In the ordinary course of Hockey Canada operations, contract liability exposure chiefly arises from the execution of written agreements for the use of arenas.
To a major extent, Statutory Liability can be thought of as arising from a law that takes a specialized area of negligence and which then goes on to define both it and the specific penalties that will be applied upon conviction. It may be that Statutory Liability is the sole consequence of a particular act or, alternatively, it may be accompanied by a civil suit brought by a third party seeking damages.
For example, there are provincial statutes dealing with liquor law liability that set out specific regulations for the serving of liquor to the "public". If you are granted a sanction and if these rules are not observed, you are likely to be charged under the appropriate Section of the Act in question, and subject to penalties, including fines and punitive damages. At the same time, you may be simultaneously liable for third party damages if someone has been injured as a consequence of your having broken the Statutory rules. Your conviction under the Statute will make it more difficult to defend against the civil liability suit that is likely to be brought in parallel.
General Liability Insurance
Legal liability is complex, and the penalties for lack of care and prudence can be harsh.
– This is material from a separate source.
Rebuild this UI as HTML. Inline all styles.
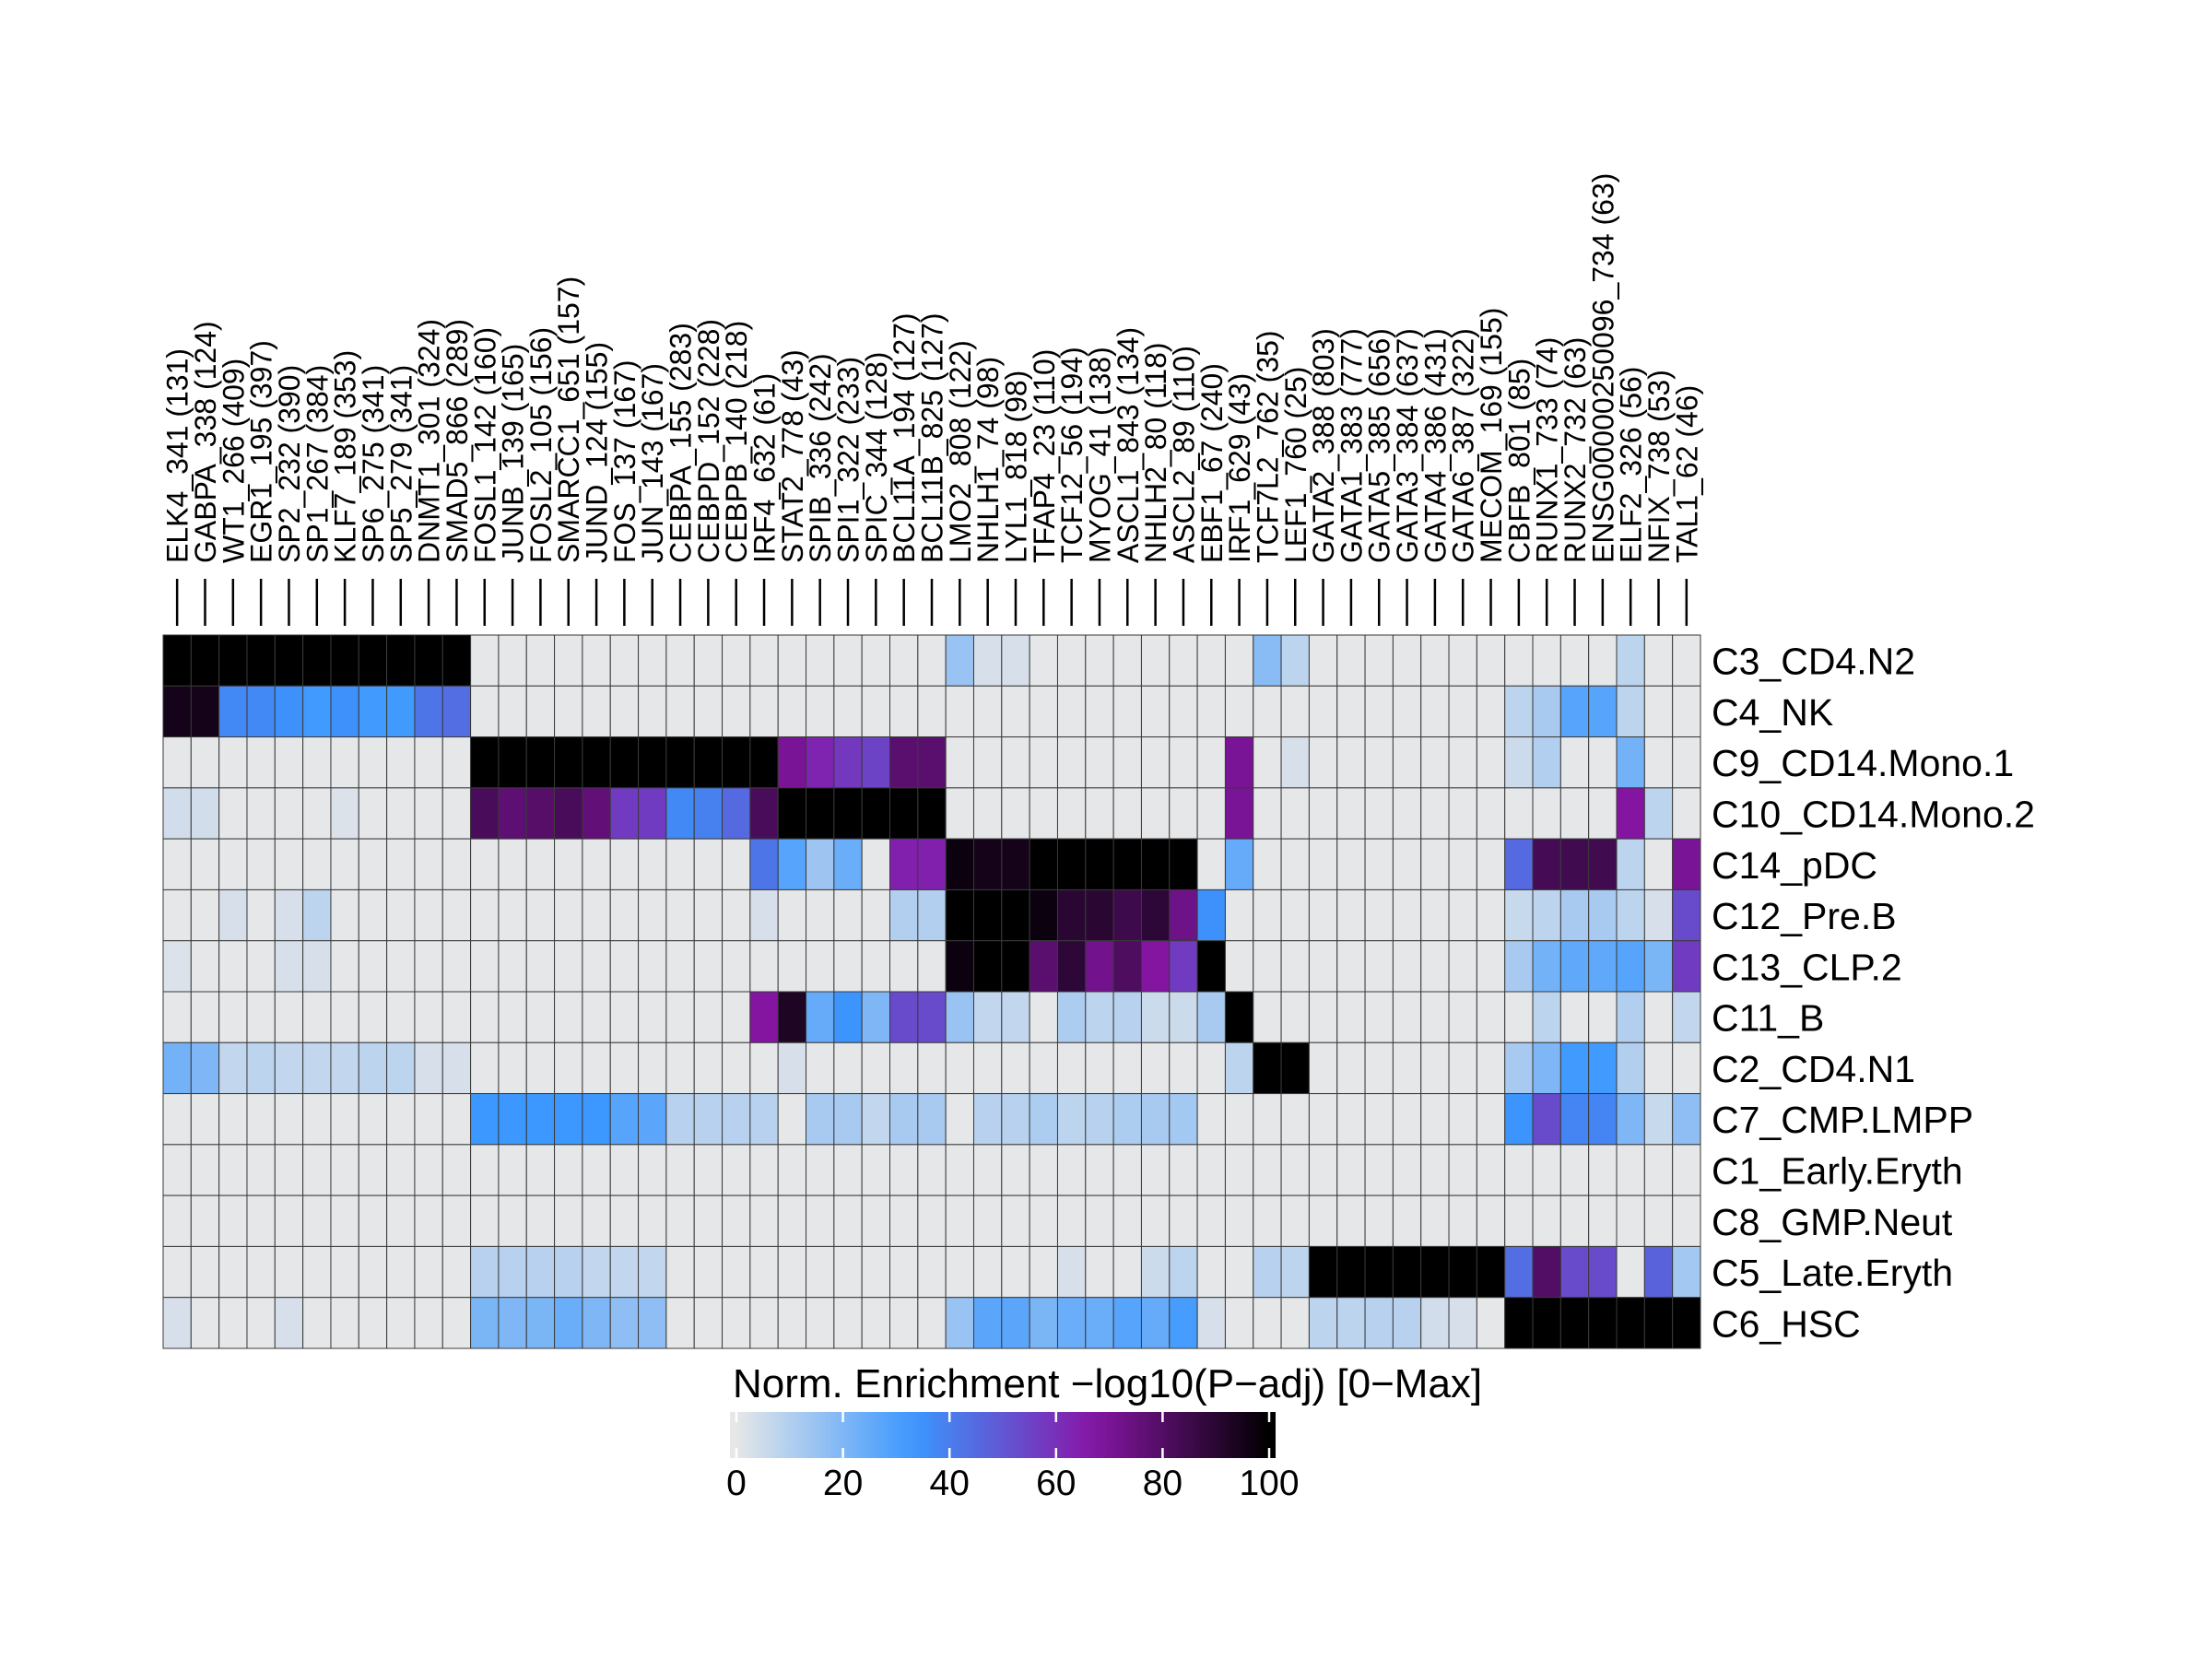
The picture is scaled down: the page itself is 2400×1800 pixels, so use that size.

No liability insurance policy will ever cover against all the different forms of legal liability suits, Common Law, Contract Law or Statutory Law, that may be brought. Finally, the cost of insurance for associations similar to Hockey Canada will directly rise and fall in relationship to the claims that the underwriter is asked to pay.
The first line of defense against legal liability is a conscientious program of Risk Management that systematically seeks out ways of eliminating avoidable hazards, promotes prudent conduct, and a proper sense of the "duty" that is owed to everyone involved.
The second line of defense is legal liability insurance. In essence, the basic insuring agreement says that it will pay on our behalf for all claims that we become legally obligated to pay in consequence of bodily injury, or property damage. It will also pay for something that is called "personal injury", and this includes legal liability for false arrest, libel, slander, defamation of character and similar matters. This type of insuring is broad and serviceable, but it does not cover any and all forms of liability. The terms and conditions of the policy itself govern the coverage and take precedence over this discussion wherever there may be a discrepancy. A copy of the Hockey Canada policy is on file in the Hockey Alberta office.